I live in the heart of Walworth, among the dilapidated concrete monstrosities that make up the Aylesbury. I am incredibly proud of the area that I have chosen to live in, and love the cultural diversity, the hustle and bustle of East St Market, the green open spaces of Burgess Park and so on. However, while the Aylesbury estate buildings remain, it will continue to bring the whole area down and stifle it's potential- which needless to say being so close to central London is immense but so far unfulfilled.

I work hard, in a full time job, and accept that in order to live in such a central location I must pay a premium. This is my choice, as I understand that living in London is a privilege, not a right. It is unfortunate that some people might be displaced, but there are other more affordable areas, not much further out which provide perfectly viable housing alternatives. Unfortunately the march of progress must continue.

As a local FULLTIME resident, I feel that this movement has been hijacked by a minority group of 'rent-a-squatters' who do not represent the majority of proud Walworth residents. We are desperately waiting for our area to get the investment and redevelopment befitting of such an area in Inner London, and the Save the Aylesbury movement is actually doing more harm than good as it wont take long for developers to look elsewhere, and we Walworth residents will be overlooked yet again. You just have to see the blank expression on people's faces when you tell them you're from Walworth to prove this, and then have to explain that you're between Elephant, Camberwell, Peckham and Bermondsey - all of which are going from strength to strength.

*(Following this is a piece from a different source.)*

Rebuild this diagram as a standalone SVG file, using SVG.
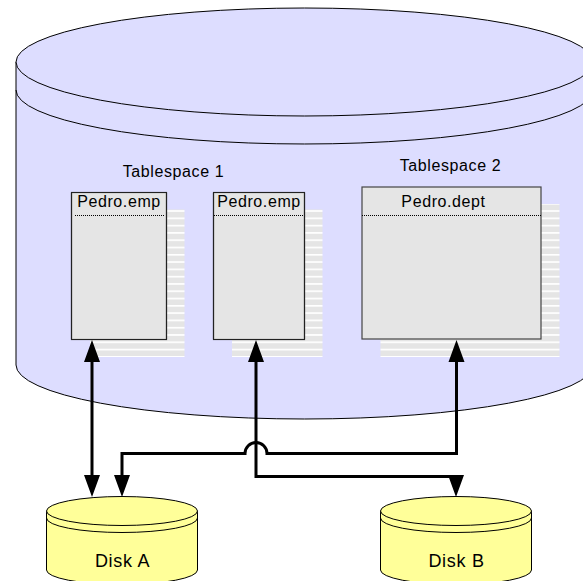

We own our home on Aylesbury Estate. This has been my home since birth im now 31. And we are clearly getting under market value! I keep researching in what actions we can take but never find any help. The only help we have offered to us is a charity set up called creation trust. But I don't fully trust them as they work close with southwark council. Do a lot of charity work with southwark council and are funded by southwark council... It's upsetting how they can get away with this. It's is legal theft!